Lowdown: The team behind Wallace & Gromit takes the wrong turn.
The very British team that gave us Wallace & Gromit is back with another animal themed film, but this time there's a catch: instead of live action, they went the way of the everyone else and reverted to computer animation. What started as a unique move by Pixar with its Toy Story has turned into an infestation...
The real question, however, is not what technology was used to create the film but rather whether the film is any good. And the answer there is that it seems that the Wallace & Gromit gang not only lost their clay touch but also lost the plot. Not that Flushed Away is a bad film; it's just that it's nothing special, and ultimately quite forgettable. It's one of too many.

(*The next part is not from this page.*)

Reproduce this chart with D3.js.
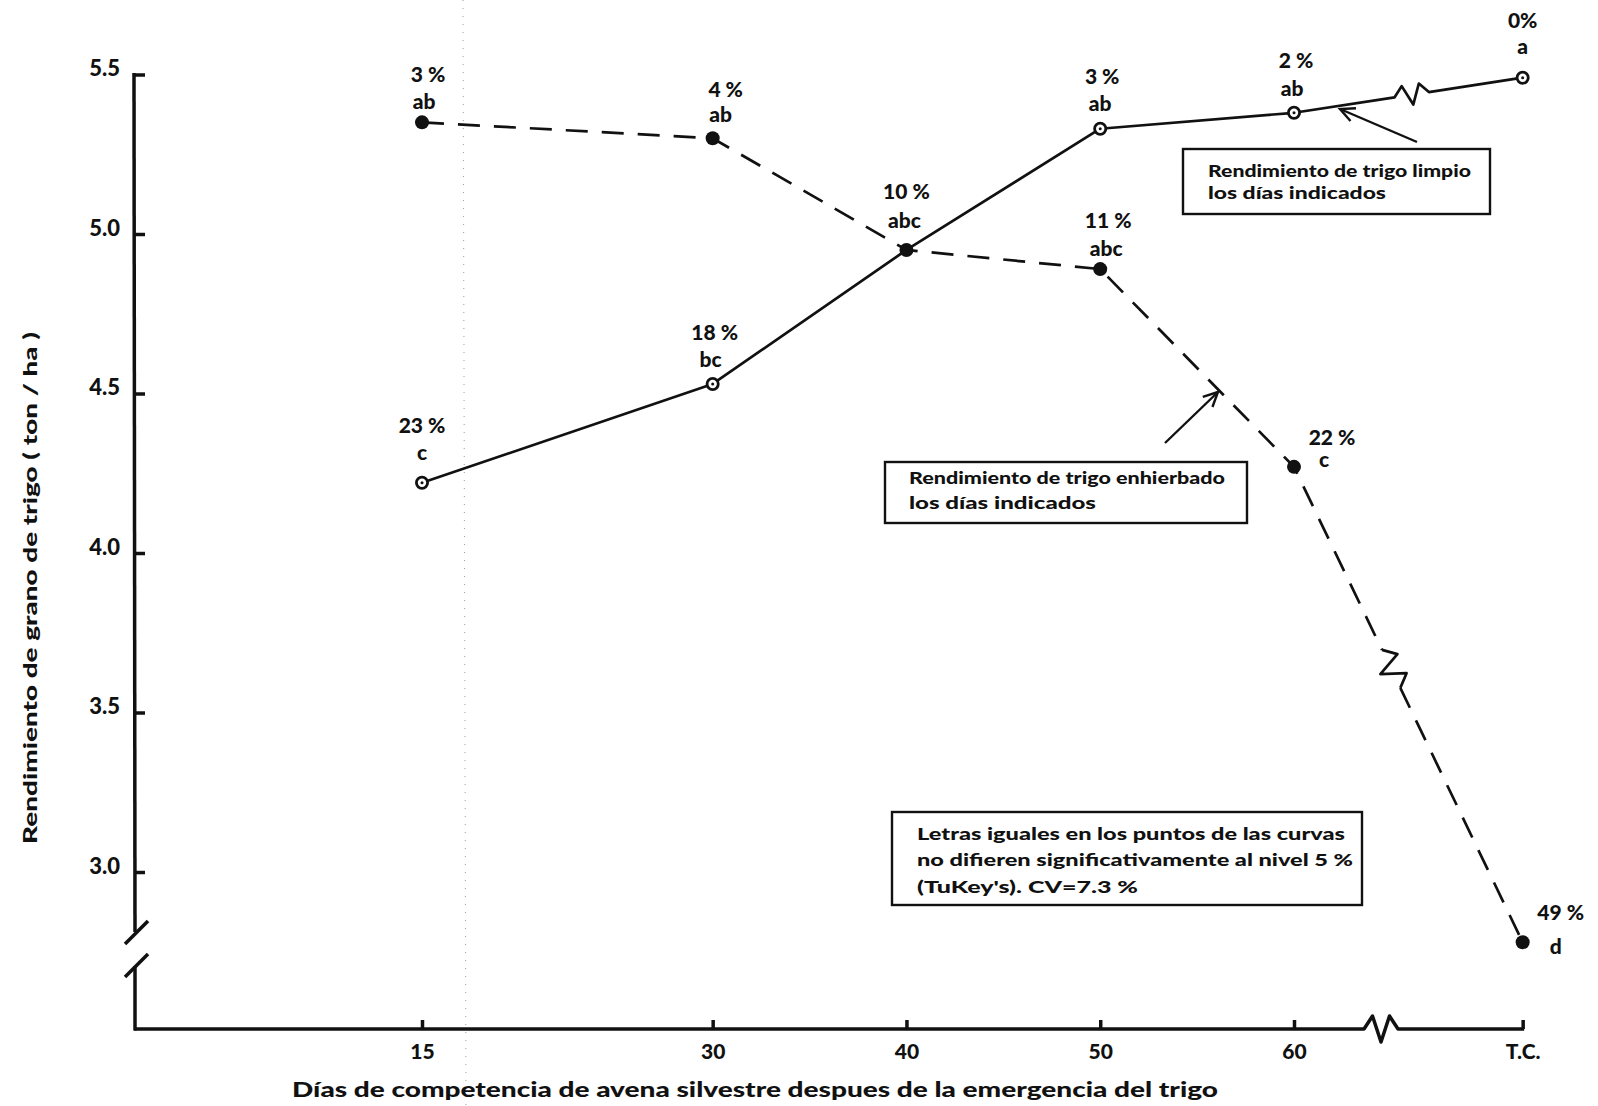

Hugh Jackman voices a mouse living as a pet in Kensington, one of London's richer areas. While his masters are away on leave and he's on his own playing with his rich mouse's toys, a sewer malfunction causes a fellow mouse to show up. That new mouse is tough and rough, and he flushes Jackman down the toilet. Jackman finds himself in an underground rodent city, but instead of being happy with having proper company he wants to go back home. He recruits the services of Kate Winslet, a mouse rogue captain of a boat, and together they make ends meet while fighting off an evil toad that wants to destroy all mice (Ian McKellen).
Thing is, there's nothing in Flushed Away we haven't seen before. The messages of love and friendship and family etc being more important than cash and property has been chewed to death in similar kids animation films, and the jokes that use contemporary culture as their starting point are just not funny anymore when all the films use the same type of humor. There is one truly funny joke in Flushed Away, when the hero scares a slug which runs away but very slowly, but that joke is repeated so many times (again, again, again, again, and again, and again) that you become annoyed whenever you notice the hint of a slug.
So on the positive side we have a good cast and some nice British character (including the obligatory jokes about the stupid Americans). But that's it.
Best joke: England reaches the World Cup finals. To the film's credit, however, the makers make it clear towards the end that they know such an eventuality is as likely as winning the lottery without filling a lottery form.
Picture quality: Quite good.
Sound quality: It's all there, all the ingredients that should make a film sound good. But it's just uninspiring.
Overall: At the risk of repeating myself, an uninspiring 2.5 stars out of 5.